A report by the United Nations recently accused the Libyan authorities dealing with migration of possible crimes against humanity. They also accused the EU of colluding with Libyan smugglers, a charge it denies.
"Paying authoritarian regimes to stop people coming to Europe is not the way forward, but it seems the model the European Commission wants to adopt. This amounts to pushbacks through proxies," said Swedish left MEP, Malin Bjork.
Arrivals surge compared to last year
In Tunisia, civil rights defenders and critics say the latest crackdown has only intensified departures of migrants as well as Tunisians themselves.
Some 116,000 have collectively so far landed on Italian shores this year, including over 10,000 Tunisians, according to figures from the Italian ministry of interior.
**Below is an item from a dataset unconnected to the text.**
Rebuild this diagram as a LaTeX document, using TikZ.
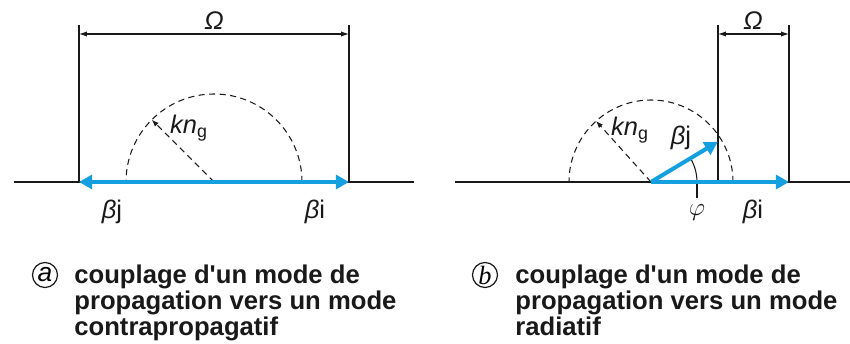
\documentclass[tikz,border=0pt]{standalone}
\usepackage{fontspec}
\setmainfont{Liberation Sans}
\newfontfamily\capfont{Liberation Sans}
\newfontfamily\tagserif{Liberation Serif}
\usepackage{xcolor}
\usepackage{tikz}
\usetikzlibrary{arrows.meta, calc}
\definecolor{vecblue}{RGB}{20,160,222}
\definecolor{inkblack}{RGB}{25,25,25}

\tikzset{
    axisline/.style={inkblack, line width=0.7pt},
    wall/.style={inkblack, line width=0.7pt},
    dimline/.style={inkblack, line width=0.6pt,
        {Latex[length=4.5pt,width=3pt]}-{Latex[length=4.5pt,width=3pt]}},
    halfcircle/.style={inkblack, line width=0.6pt, dash pattern=on 3.5pt off 2.5pt},
    radiusline/.style={halfcircle, -{Latex[length=4pt,width=3pt]}},
    vecarrow/.style={vecblue, line width=2.3pt, -{Triangle[length=7.5pt,width=8pt]}},
    bivec/.style={vecblue, line width=2.3pt,
        {Triangle[length=7.5pt,width=8pt]}-{Triangle[length=7.5pt,width=8pt]}},
    sym/.style={font=\fontsize{14.5pt}{16pt}\selectfont, inner sep=1pt, text=inkblack},
    captext/.style={font=\capfont\fontsize{14.6pt}{13.6pt}\selectfont\bfseries,
        align=left, anchor=north west, inner sep=0pt, text=inkblack},
    tag/.style={circle, draw=inkblack, line width=0.7pt, inner sep=0pt,
        minimum size=0.5cm, font=\fontsize{15pt}{16pt}\selectfont\itshape}
}

\begin{document}
\begin{tikzpicture}[x=0.02cm, y=0.02cm]

    \useasboundingbox (0,0) rectangle (850,344);

    % (a) contrapropagatif
    \coordinate (Oa) at (214,162);
    \coordinate (aLeft) at (14,162);
    \coordinate (aRight) at (414,162);
    \coordinate (aWallL) at (79,162);
    \coordinate (aWallR) at (349,162);
    \coordinate (aTopL) at (79,319);
    \coordinate (aTopR) at (349,319);
    \coordinate (aDimL) at (79,310);
    \coordinate (aDimR) at (349,310);
    \coordinate (aRad) at ($(Oa)+(135:88)$);

    \draw[axisline] (aLeft) -- (aRight);
    \draw[wall] (aWallL) -- (aTopL);
    \draw[wall] (aWallR) -- (aTopR);
    \draw[dimline] (aDimL) -- (aDimR);
    \draw[halfcircle] ($(Oa)+(88,0)$) arc[start angle=0, end angle=180, radius=88];
    \draw[radiusline] (Oa) -- (aRad);
    \draw[bivec] (aWallL) -- (aWallR);

    \node[sym] (aOmega) at (214,323) {\textit{Ω}};
    \node[sym, anchor=west] (aKng) at (168,216) {\textit{kn}\textsubscript{g}};
    \node[sym] (aBj) at (112,132) {\textit{β}j};
    \node[sym] (aBi) at (315,132) {\textit{β}i};

    % (b) radiatif
    \coordinate (Ob) at (651,162);
    \coordinate (bLeft) at (455,162);
    \coordinate (bRight) at (850,162);
    \coordinate (bWallL) at (718,162);
    \coordinate (bWallR) at (789,162);
    \coordinate (bTopL) at (718,319);
    \coordinate (bTopR) at (789,319);
    \coordinate (bDimL) at (718,310);
    \coordinate (bDimR) at (789,310);
    \coordinate (bRad) at ($(Ob)+(132:82)$);
    \coordinate (bTip) at ($(Ob)+(31:78)$);
    \coordinate (phiFoot) at (697,146);

    \draw[axisline] (bLeft) -- (bRight);
    \draw[wall] (bWallL) -- (bTopL);
    \draw[wall] (bWallR) -- (bTopR);
    \draw[dimline] (bDimL) -- (bDimR);
    \draw[halfcircle] ($(Ob)+(82,0)$) arc[start angle=0, end angle=180, radius=82];
    \draw[radiusline] (Ob) -- (bRad);
    \draw[inkblack, line width=0.6pt] ($(Ob)+(46,0)$) arc[start angle=0, end angle=31, radius=46];
    \draw[inkblack, line width=0.6pt] ($(Ob)+(46,0)$) -- (phiFoot);
    \draw[vecarrow] (Ob) -- (bWallR);
    \draw[vecarrow] (Ob) -- (bTip);

    \node[sym] (bOmega) at (753,323) {\textit{Ω}};
    \node[sym, anchor=west] (bKng) at (609,214) {\textit{kn}\textsubscript{g}};
    \node[sym] (bBj) at (681,206) {\textit{β}j};
    \node[sym] (bPhi) at (697,131) {$\varphi$};
    \node[sym] (bBi) at (753,132) {\textit{β}i};

    % legends
    \node[tag] (tagA) at (45,69) {a};
    \node[captext] (capA) at (74,79)
    {
        couplage d'un mode de\\
        propagation vers un mode\\
        contrapropagatif
    };
    \node[tag] (tagB) at (485,69) {\tagserif b};
    \node[captext] (capB) at (515,79)
    {
        couplage d'un mode de\\
        propagation vers un mode\\
        radiatif
    };

\end{tikzpicture}
\end{document}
This compares to just under 64,000 over the same period last year.
Last month, the EU's border guard Frontex said the Central Mediterranean route was the highest on record since 2017.
"The deal has only led to more repression, more deaths and even more migration," said Dutch Green MEP, Tineke Strik at the plenary debate.
Similar comments were made by Dutch liberal MEP, Sophie In't Veld, who said the deal had no legal basis.
"It has the legal status of a beer coaster and was concluded by a fantasy body called Team Europe," she said.
Udo Bullman, a German socialist and chair of the European Parliament's human rights committee, also criticised the deal.
He asked why it was not made in the framework of a pre-existing agreement with Tunisia that binds the EU to protect human rights. "Is that a coincidence?," he asked Várhelyi.
But MEPs on the far-right and centre-right, as well as other liberals, largely support the Tunisian deal. Last month, Manfred Weber, who leads the centre-right European People's Party (EPP) met with president Said in an effort to further ease migrant departures.